━━━ PROVIDED DATA ━━━

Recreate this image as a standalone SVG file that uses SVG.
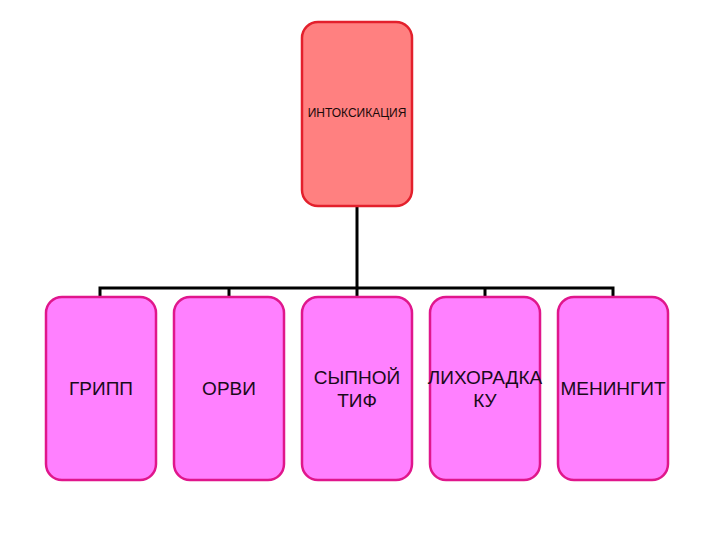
<svg xmlns="http://www.w3.org/2000/svg" width="720" height="540" viewBox="0 0 720 540">
<style>
.top{fill:#FF8080;stroke:#E3202C;stroke-width:2.5}
.box{fill:#FF80FF;stroke:#E0168C;stroke-width:2.5}
.t{font-family:"Liberation Sans",Arial,sans-serif;font-size:19px;fill:#1a0a1a;text-anchor:middle}
.ts{font-family:"Liberation Sans",Arial,sans-serif;font-size:12px;fill:#1a0a0a;text-anchor:middle}
.c{stroke:#000;stroke-width:3;fill:none}
</style>
<rect width="720" height="540" fill="#fff"/>
<g id="connectors">
<path class="c" d="M357 206V288M100 297V288H613V297M229 288V297M357 288V297M485 288V297"/>
</g>
<g id="n0"><rect class="top" x="302" y="22" width="110" height="184" rx="16"/><text class="ts" x="357" y="117">ИНТОКСИКАЦИЯ</text></g>
<g id="n1"><rect class="box" x="46" y="297" width="110" height="183" rx="16"/><text class="t" x="101" y="395">ГРИПП</text></g>
<g id="n2"><rect class="box" x="174" y="297" width="110" height="183" rx="16"/><text class="t" x="229" y="395">ОРВИ</text></g>
<g id="n3"><rect class="box" x="302" y="297" width="110" height="183" rx="16"/><text class="t" x="357" y="384">СЫПНОЙ</text><text class="t" x="357" y="407">ТИФ</text></g>
<g id="n4"><rect class="box" x="430" y="297" width="110" height="183" rx="16"/><text class="t" x="485" y="384">ЛИХОРАДКА</text><text class="t" x="485" y="407">КУ</text></g>
<g id="n5"><rect class="box" x="558" y="297" width="110" height="183" rx="16"/><text class="t" x="613" y="395">МЕНИНГИТ</text></g>
</svg>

━━━

_TASK BRIEF:_
Go through the listing above and write it all out exactly, leaving out any picture.

_ANSWER TO THIS PROBLEM:_
Recreate this image as a standalone SVG file that uses SVG.
<svg xmlns="http://www.w3.org/2000/svg" width="720" height="540" viewBox="0 0 720 540">
<style>
.top{fill:#FF8080;stroke:#E3202C;stroke-width:2.5}
.box{fill:#FF80FF;stroke:#E0168C;stroke-width:2.5}
.t{font-family:"Liberation Sans",Arial,sans-serif;font-size:19px;fill:#1a0a1a;text-anchor:middle}
.ts{font-family:"Liberation Sans",Arial,sans-serif;font-size:12px;fill:#1a0a0a;text-anchor:middle}
.c{stroke:#000;stroke-width:3;fill:none}
</style>
<rect width="720" height="540" fill="#fff"/>
<g id="connectors">
<path class="c" d="M357 206V288M100 297V288H613V297M229 288V297M357 288V297M485 288V297"/>
</g>
<g id="n0"><rect class="top" x="302" y="22" width="110" height="184" rx="16"/><text class="ts" x="357" y="117">ИНТОКСИКАЦИЯ</text></g>
<g id="n1"><rect class="box" x="46" y="297" width="110" height="183" rx="16"/><text class="t" x="101" y="395">ГРИПП</text></g>
<g id="n2"><rect class="box" x="174" y="297" width="110" height="183" rx="16"/><text class="t" x="229" y="395">ОРВИ</text></g>
<g id="n3"><rect class="box" x="302" y="297" width="110" height="183" rx="16"/><text class="t" x="357" y="384">СЫПНОЙ</text><text class="t" x="357" y="407">ТИФ</text></g>
<g id="n4"><rect class="box" x="430" y="297" width="110" height="183" rx="16"/><text class="t" x="485" y="384">ЛИХОРАДКА</text><text class="t" x="485" y="407">КУ</text></g>
<g id="n5"><rect class="box" x="558" y="297" width="110" height="183" rx="16"/><text class="t" x="613" y="395">МЕНИНГИТ</text></g>
</svg>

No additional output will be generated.